Return the material exactly as supplied, apart from the pictures, which are omitted.

# Data provided start

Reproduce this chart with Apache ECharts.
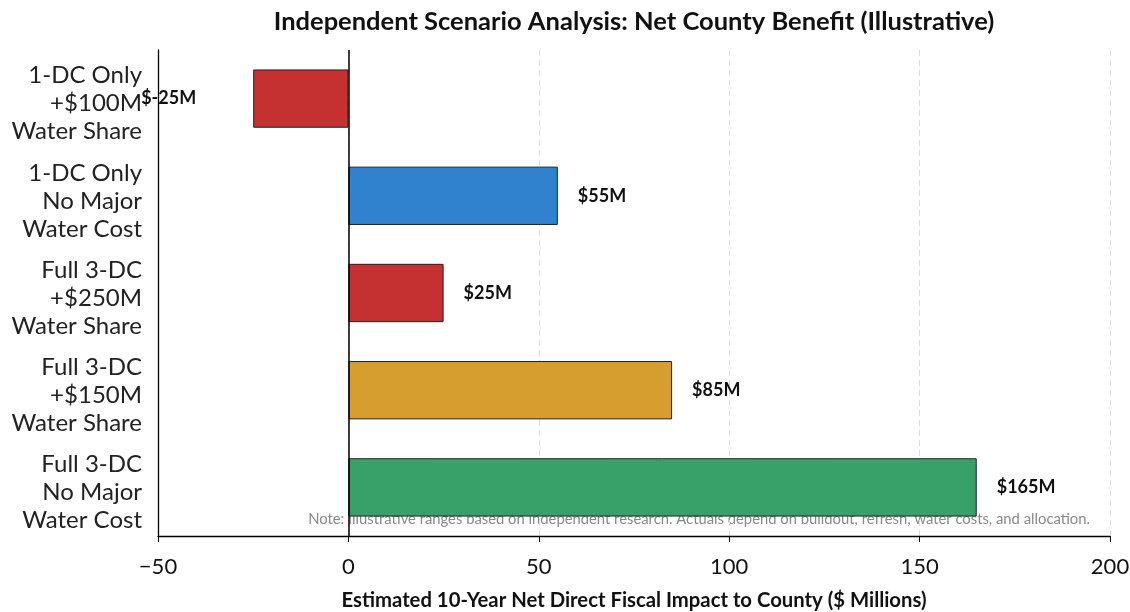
<!DOCTYPE html>
<html><head><meta charset="utf-8">
<script src="https://cdn.jsdelivr.net/npm/echarts@6/dist/echarts.min.js"></script>
<style>html,body{margin:0;padding:0;background:#fff}#c{width:1130px;height:612px}</style>
</head><body><div id="c"></div>
<script>
const categories = ["1-DC Only\n+$100M\nWater Share", "1-DC Only\nNo Major\nWater Cost", "Full 3-DC\n+$250M\nWater Share", "Full 3-DC\n+$150M\nWater Share", "Full 3-DC\nNo Major\nWater Cost"];
const values = [-25, 55, 25, 85, 165];
const colors = ["#c53030", "#3182ce", "#c53030", "#d69e2e", "#38a169"];
const xTicks = [-50, 0, 50, 100, 150, 200];
const FONT = "Lato";
const chart = echarts.init(document.getElementById('c'));
chart.setOption({
  animation: false,
  grid: {left: 158, right: 20, top: 50, bottom: 76, outerBoundsMode: 'none', containLabel: false},
  xAxis: {type: 'value', min: -50, max: 200, interval: 50,
    name: "Estimated 10-Year Net Direct Fiscal Impact to County ($ Millions)", nameLocation: 'middle', nameGap: 54,
    nameTextStyle: {fontFamily: FONT, fontSize: 20.3, fontWeight: 'bold', color: '#111'},
    axisLine: {show: true, lineStyle: {color: '#000', width: 1.3}},
    axisTick: {show: true, length: 6, lineStyle: {color: '#000'}},
    axisLabel: {fontFamily: FONT, fontSize: 22, color: '#111', margin: 20, formatter: v => v < 0 ? '\u2212' + Math.abs(v) : String(v)},
    splitLine: {show: true, lineStyle: {color: '#dcdcdc', type: [6, 4], width: 1}}},
  yAxis: {type: 'category', data: categories, inverse: true,
    axisLine: {show: true, onZero: false, lineStyle: {color: '#000', width: 1.3}},
    axisTick: {show: false},
    axisLabel: {interval: 0, hideOverlap: false, fontFamily: FONT, fontSize: 24, color: '#222', lineHeight: 28, align: 'right', margin: 16,
      formatter: v => '{p| }\n' + v.split('\n').map(l => '{a|' + l + '}').join('\n'),
      rich: {p: {fontSize: 1, lineHeight: 10}, a: {fontFamily: FONT, fontSize: 24, color: '#222', lineHeight: 28, align: 'right'}}}},
  series: [{type: 'bar', barWidth: '60%',
    data: values.map((v, i) => ({value: v, itemStyle: {color: colors[i], borderColor: '#222', borderWidth: 1},
      label: v < 0 ? {position: 'left', distance: 57} : {position: 'right', distance: 20}})),
    label: {show: true, fontFamily: FONT, fontSize: 18, fontWeight: 'bold', color: '#111', formatter: p => '$' + p.value + 'M'},
    markLine: {silent: true, symbol: 'none', label: {show: false}, lineStyle: {color: '#000', type: 'solid', width: 1.5},
      data: [{xAxis: 0}]}
  }],
  graphic: [
    {type: 'text', x: 634, y: 9,
      style: {text: "Independent Scenario Analysis: Net County Benefit (Illustrative)", fontFamily: FONT, fontSize: 25.5, fontWeight: 'bold', fill: '#111', textAlign: 'center'}},
    {type: 'text', right: 40, top: 512,
    style: {text: "Note: Illustrative ranges based on independent research. Actuals depend on buildout, refresh, water costs, and allocation.",
      fontFamily: FONT, fontSize: 14.8, fill: '#888', textAlign: 'right'}}]
});
</script></body></html>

# Data provided end

• [Completed exercise]:
Reproduce this chart with Apache ECharts.
<!DOCTYPE html>
<html><head><meta charset="utf-8">
<script src="https://cdn.jsdelivr.net/npm/echarts@6/dist/echarts.min.js"></script>
<style>html,body{margin:0;padding:0;background:#fff}#c{width:1130px;height:612px}</style>
</head><body><div id="c"></div>
<script>
const categories = ["1-DC Only\n+$100M\nWater Share", "1-DC Only\nNo Major\nWater Cost", "Full 3-DC\n+$250M\nWater Share", "Full 3-DC\n+$150M\nWater Share", "Full 3-DC\nNo Major\nWater Cost"];
const values = [-25, 55, 25, 85, 165];
const colors = ["#c53030", "#3182ce", "#c53030", "#d69e2e", "#38a169"];
const xTicks = [-50, 0, 50, 100, 150, 200];
const FONT = "Lato";
const chart = echarts.init(document.getElementById('c'));
chart.setOption({
  animation: false,
  grid: {left: 158, right: 20, top: 50, bottom: 76, outerBoundsMode: 'none', containLabel: false},
  xAxis: {type: 'value', min: -50, max: 200, interval: 50,
    name: "Estimated 10-Year Net Direct Fiscal Impact to County ($ Millions)", nameLocation: 'middle', nameGap: 54,
    nameTextStyle: {fontFamily: FONT, fontSize: 20.3, fontWeight: 'bold', color: '#111'},
    axisLine: {show: true, lineStyle: {color: '#000', width: 1.3}},
    axisTick: {show: true, length: 6, lineStyle: {color: '#000'}},
    axisLabel: {fontFamily: FONT, fontSize: 22, color: '#111', margin: 20, formatter: v => v < 0 ? '\u2212' + Math.abs(v) : String(v)},
    splitLine: {show: true, lineStyle: {color: '#dcdcdc', type: [6, 4], width: 1}}},
  yAxis: {type: 'category', data: categories, inverse: true,
    axisLine: {show: true, onZero: false, lineStyle: {color: '#000', width: 1.3}},
    axisTick: {show: false},
    axisLabel: {interval: 0, hideOverlap: false, fontFamily: FONT, fontSize: 24, color: '#222', lineHeight: 28, align: 'right', margin: 16,
      formatter: v => '{p| }\n' + v.split('\n').map(l => '{a|' + l + '}').join('\n'),
      rich: {p: {fontSize: 1, lineHeight: 10}, a: {fontFamily: FONT, fontSize: 24, color: '#222', lineHeight: 28, align: 'right'}}}},
  series: [{type: 'bar', barWidth: '60%',
    data: values.map((v, i) => ({value: v, itemStyle: {color: colors[i], borderColor: '#222', borderWidth: 1},
      label: v < 0 ? {position: 'left', distance: 57} : {position: 'right', distance: 20}})),
    label: {show: true, fontFamily: FONT, fontSize: 18, fontWeight: 'bold', color: '#111', formatter: p => '$' + p.value + 'M'},
    markLine: {silent: true, symbol: 'none', label: {show: false}, lineStyle: {color: '#000', type: 'solid', width: 1.5},
      data: [{xAxis: 0}]}
  }],
  graphic: [
    {type: 'text', x: 634, y: 9,
      style: {text: "Independent Scenario Analysis: Net County Benefit (Illustrative)", fontFamily: FONT, fontSize: 25.5, fontWeight: 'bold', fill: '#111', textAlign: 'center'}},
    {type: 'text', right: 40, top: 512,
    style: {text: "Note: Illustrative ranges based on independent research. Actuals depend on buildout, refresh, water costs, and allocation.",
      fontFamily: FONT, fontSize: 14.8, fill: '#888', textAlign: 'right'}}]
});
</script></body></html>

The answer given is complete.